• [Charts and diagrams as code]:
· · ·

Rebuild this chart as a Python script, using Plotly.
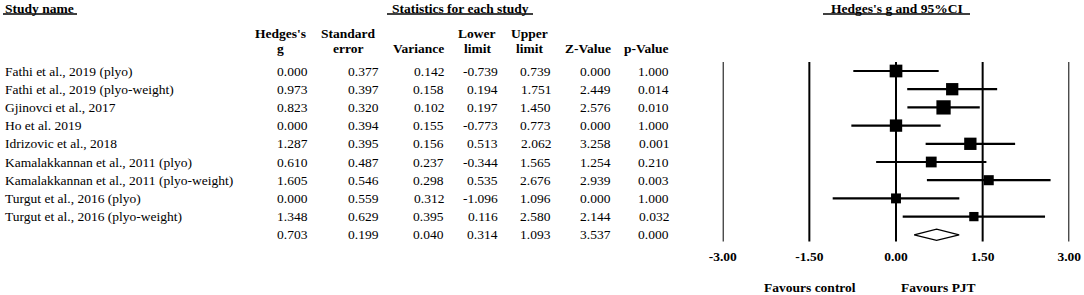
import plotly.graph_objects as go
import numpy as np

# ---- data ----
studies = [
    "Fathi et al., 2019 (plyo)",
    "Fathi et al., 2019 (plyo-weight)",
    "Gjinovci et al., 2017",
    "Ho et al. 2019",
    "Idrizovic et al., 2018",
    "Kamalakkannan et al., 2011 (plyo)",
    "Kamalakkannan et al., 2011 (plyo-weight)",
    "Turgut et al., 2016 (plyo)",
    "Turgut et al., 2016 (plyo-weight)",
]
hedges_g = [0.000, 0.973, 0.823, 0.000, 1.287, 0.610, 1.605, 0.000, 1.348]
std_err = [0.377, 0.397, 0.320, 0.394, 0.395, 0.487, 0.546, 0.559, 0.629]
variance = [0.142, 0.158, 0.102, 0.155, 0.156, 0.237, 0.298, 0.312, 0.395]
lower = [-0.739, 0.194, 0.197, -0.773, 0.513, -0.344, 0.535, -1.096, 0.116]
upper = [0.739, 1.751, 1.450, 0.773, 2.062, 1.565, 2.676, 1.096, 2.580]
z_value = [0.000, 2.449, 2.576, 0.000, 3.258, 1.254, 2.939, 0.000, 2.144]
p_value = [1.000, 0.014, 0.010, 1.000, 0.001, 0.210, 0.003, 1.000, 0.032]

summary = dict(g=0.703, se=0.199, var=0.040, lower=0.314, upper=1.093, z=3.537, p=0.000)

tick_vals = [-3.0, -1.5, 0.0, 1.5, 3.0]

# ---- layout helpers ----
W, H = 1084, 295
FONT = "Liberation Serif"
FS = 13.5
ROW0, ROWH = 71.0, 18.2          # pixel y of first row, row spacing
PLOT_BOTTOM = 246.0              # pixel y of plot-area bottom


def px_x(p):
    return p / W


def px_y(p):
    return 1 - p / H


def row_of(py):
    return (py - ROW0) / ROWH


n = len(studies)
rows = list(range(n))
sum_row = n

fig = go.Figure()

# CI lines + squares
w = 1 / np.array(variance)
sizes = 4.1 + 3.25 * np.sqrt(w)
fig.add_trace(go.Scatter(
    x=hedges_g, y=rows, mode="markers",
    marker=dict(symbol="square", size=sizes, color="#000000", opacity=1,
                line=dict(width=0)),
    error_x=dict(type="data", symmetric=False,
                 array=[u - g for u, g in zip(upper, hedges_g)],
                 arrayminus=[g - l for g, l in zip(hedges_g, lower)],
                 width=0, thickness=2.2, color="#000000"),
    showlegend=False, hoverinfo="skip",
))

# summary diamond
dh = 0.31
fig.add_trace(go.Scatter(
    x=[summary["lower"], summary["g"], summary["upper"], summary["g"], summary["lower"]],
    y=[sum_row, sum_row - dh, sum_row, sum_row + dh, sum_row],
    mode="lines", fill="toself", fillcolor="white",
    line=dict(color="black", width=1.3),
    showlegend=False, hoverinfo="skip",
))

shapes = []
# vertical reference lines
for tv in tick_vals:
    shapes.append(dict(type="line", xref="x", yref="y", x0=tv, x1=tv,
                       y0=row_of(62), y1=row_of(241.5),
                       line=dict(color="black", width=2), layer="below"))

annotations = []


def txt(text, x_px, y, xanchor="left", bold=False, yref="y"):
    annotations.append(dict(
        text=f"<b>{text}</b>" if bold else text,
        x=px_x(x_px), xref="paper",
        y=y if yref == "y" else px_y(y), yref=yref,
        xanchor=xanchor, yanchor="middle", showarrow=False,
        font=dict(family=FONT, size=FS, color="black"),
    ))


# headings with underlines
txt("Study name", 3, 8.5, "left", True, "paper")
shapes.append(dict(type="line", xref="paper", yref="paper",
                   x0=px_x(3), x1=px_x(77), y0=px_y(14), y1=px_y(14),
                   line=dict(color="black", width=1.5)))
txt("Statistics for each study", 460, 8.5, "center", True, "paper")
shapes.append(dict(type="line", xref="paper", yref="paper",
                   x0=px_x(387), x1=px_x(533), y0=px_y(14), y1=px_y(14),
                   line=dict(color="black", width=1.5)))
txt("Hedges's g and 95%CI", 896.5, 8.5, "center", True, "paper")
shapes.append(dict(type="line", xref="paper", yref="paper",
                   x0=px_x(823), x1=px_x(970), y0=px_y(14), y1=px_y(14),
                   line=dict(color="black", width=1.5)))

# column headers (two lines)
col_right = [309.5, 380.5, 446, 500, 552.5, 612.5, 670.5]
head_center = [280, 348, 418, 477, 529, 588, 646]
head_top = ["Hedges's", "Standard", "", "Lower", "Upper", "", ""]
head_bot = ["g", "error", "Variance", "limit", "limit", "Z-Value", "p-Value"]
for c, t1, t2 in zip(head_center, head_top, head_bot):
    if t1:
        txt(t1, c, 33, "center", True, "paper")
    txt(t2, c, 48, "center", True, "paper")

# study names
for r, name in zip(rows, studies):
    txt(name, 3, r)

# numeric columns
cols = [hedges_g, std_err, variance, lower, upper, z_value, p_value]
for xr, vals in zip(col_right, cols):
    for r, v in zip(rows, vals):
        txt(f"{v:.3f}", xr, r, "right")
sum_vals = [summary[k] for k in ["g", "se", "var", "lower", "upper", "z", "p"]]
for xr, v in zip(col_right, sum_vals):
    txt(f"{v:.3f}", xr, sum_row, "right")

# favours labels
txt("Favours control", 810, 287, "center", True, "paper")
txt("Favours PJT", 938, 287, "center", True, "paper")

fig.update_layout(
    width=W, height=H,
    margin=dict(l=0, r=0, t=0, b=0, pad=0, autoexpand=False),
    paper_bgcolor="white", plot_bgcolor="white",
    shapes=shapes, annotations=annotations,
    xaxis=dict(domain=[722.7 / W, 1069.3 / W], range=[-3, 3],
               tickvals=tick_vals,
               ticktext=[f"<b>{v:.2f}</b>" for v in tick_vals],
               showgrid=False, zeroline=False, showline=False, ticks="",
               tickfont=dict(family=FONT, size=FS, color="black"),
               ticklabelstandoff=0, automargin=False, fixedrange=True),
    yaxis=dict(domain=[1 - PLOT_BOTTOM / H, 1],
               range=[row_of(PLOT_BOTTOM), row_of(0)],
               visible=False, automargin=False, fixedrange=True),
    font=dict(family=FONT, size=FS, color="black"),
)

fig.write_html("out.html",
               config={"displayModeBar": False},
               post_script="document.body.style.margin='0';"
                           "document.body.style.padding='0';")
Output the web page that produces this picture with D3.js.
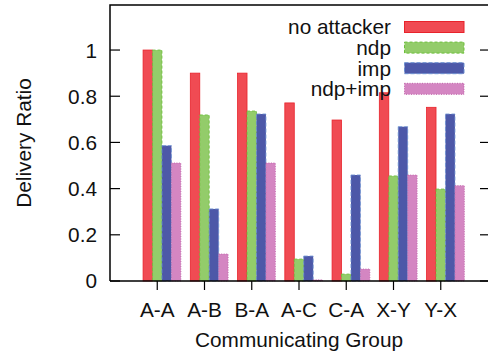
<!DOCTYPE html>
<html>
<head>
<meta charset="utf-8">
<script src="https://cdn.jsdelivr.net/npm/d3@7"></script>
<style>
  body { margin: 0; background: #fff; }
  text { font-family: "Liberation Sans", Arial, sans-serif; fill: #111; }
</style>
</head>
<body>
<svg id="chart" width="488" height="358"></svg>
<script>
const groups = ['A-A', 'A-B', 'B-A', 'A-C', 'C-A', 'X-Y', 'Y-X'];
const seriesNames = ['no attacker', 'ndp', 'imp', 'ndp+imp'];
const noAttacker = [1.0, 0.9, 0.9, 0.771, 0.697, 0.815, 0.752];
const ndp = [1.0, 0.719, 0.736, 0.095, 0.03, 0.455, 0.398];
const imp = [0.586, 0.312, 0.723, 0.108, 0.459, 0.668, 0.723];
const ndpImp = [0.511, 0.117, 0.511, 0.005, 0.052, 0.459, 0.413];
const yTicks = [0, 0.2, 0.4, 0.6, 0.8, 1];

const styles = [
    {fill: '#f04b53', stroke: '#e8232b', dash: null},
    {fill: '#93cc6a', stroke: '#6cbf3a', dash: '3,2'},
    {fill: '#4d58a8', stroke: '#6a8fd0', dash: '4,2'},
    {fill: '#d486c2', stroke: '#c060a8', dash: '1,1.5'}
];
const seriesValues = [noAttacker, ndp, imp, ndpImp];
const fontSize = '20.8px';

const svg = d3.select('#chart');
const plotLeft = 110, plotRight = 488, plotTop = 5, plotBottom = 281;

const xscale = d3.scaleLinear().domain([0, 8]).range([plotLeft, plotRight]);
const yscale = d3.scaleLinear().domain([0, 1.195]).range([plotBottom, plotTop]);

// bars
const barW = 0.2;
seriesValues.forEach((vals, s) => {
    svg.append('g').selectAll('rect')
        .data(vals)
        .join('rect')
        .attr('x', (d, i) => xscale(i + 1 - 0.3 + s * barW))
        .attr('width', xscale(barW) - xscale(0))
        .attr('y', d => yscale(d))
        .attr('height', d => plotBottom - yscale(d))
        .attr('fill', styles[s].fill)
        .attr('stroke', styles[s].stroke)
        .attr('stroke-width', 0.8)
        .attr('stroke-dasharray', styles[s].dash);
});

// frame
svg.append('path')
    .attr('d', `M${plotLeft},${plotBottom}V${plotTop}H${plotRight}M${plotLeft},${plotBottom}H${plotRight}`)
    .attr('fill', 'none')
    .attr('stroke', '#000')
    .attr('stroke-width', 1.5);

// y axis ticks (inward) and mirrored on right
const yAxisG = svg.append('g');
yTicks.forEach(t => {
    yAxisG.append('line')
        .attr('x1', plotLeft).attr('x2', plotLeft + 10)
        .attr('y1', yscale(t)).attr('y2', yscale(t))
        .attr('stroke', '#000').attr('stroke-width', 1.2);
    yAxisG.append('line')
        .attr('x1', plotRight - 8).attr('x2', plotRight)
        .attr('y1', yscale(t)).attr('y2', yscale(t))
        .attr('stroke', '#000').attr('stroke-width', 1.2);
    yAxisG.append('text')
        .attr('x', 97)
        .attr('y', yscale(t))
        .attr('dy', '0.36em')
        .attr('text-anchor', 'end')
        .style('font-size', fontSize)
        .text(d3.format('~g')(t));
});

// x axis ticks (outward)
const xAxisG = svg.append('g');
groups.forEach((g, i) => {
    xAxisG.append('line')
        .attr('x1', xscale(i + 1)).attr('x2', xscale(i + 1))
        .attr('y1', plotBottom).attr('y2', plotBottom + 9)
        .attr('stroke', '#000').attr('stroke-width', 1.2);
    xAxisG.append('text')
        .attr('x', xscale(i + 1))
        .attr('y', 317)
        .attr('text-anchor', 'middle')
        .style('font-size', fontSize)
        .text(g);
});

// axis titles
svg.append('text')
    .attr('x', 299)
    .attr('y', 347)
    .attr('text-anchor', 'middle')
    .style('font-size', fontSize)
    .text('Communicating Group');

svg.append('text')
    .attr('transform', 'translate(31, 143) rotate(-90)')
    .attr('text-anchor', 'middle')
    .style('font-size', fontSize)
    .text('Delivery Ratio');

// legend
const legend = svg.append('g');
seriesNames.forEach((name, s) => {
    const cy = 27 + s * 20.6;
    legend.append('text')
        .attr('x', 391)
        .attr('y', cy)
        .attr('dy', '0.36em')
        .attr('text-anchor', 'end')
        .style('font-size', fontSize)
        .text(name);
    legend.append('rect')
        .attr('x', 404.5).attr('y', cy - 5.5)
        .attr('width', 59.5).attr('height', 11)
        .attr('fill', styles[s].fill)
        .attr('stroke', styles[s].stroke)
        .attr('stroke-width', 1)
        .attr('stroke-dasharray', styles[s].dash);
});
</script>
</body>
</html>
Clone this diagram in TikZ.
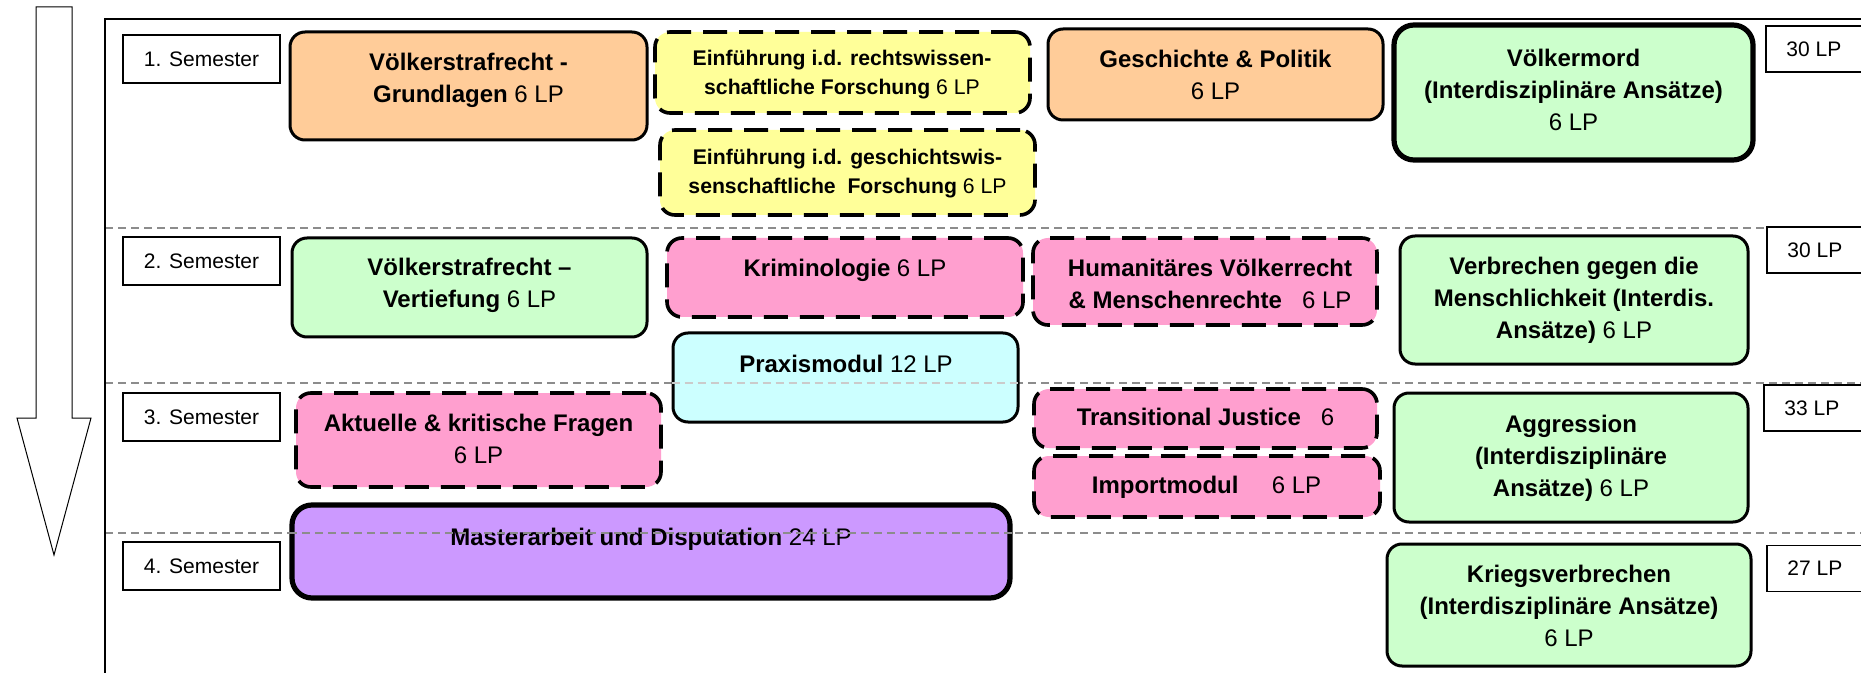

· · ·

• [WHAT IS ASKED]: Starting at the first line of the entries, restate word for word everything through the line that holds "import numpy as np", both ends included, but omit any pictures.

• [CORRECT ANSWER]:
Rebuild this chart as a Python script, using Plotly.
import plotly.graph_objects as go
import numpy as np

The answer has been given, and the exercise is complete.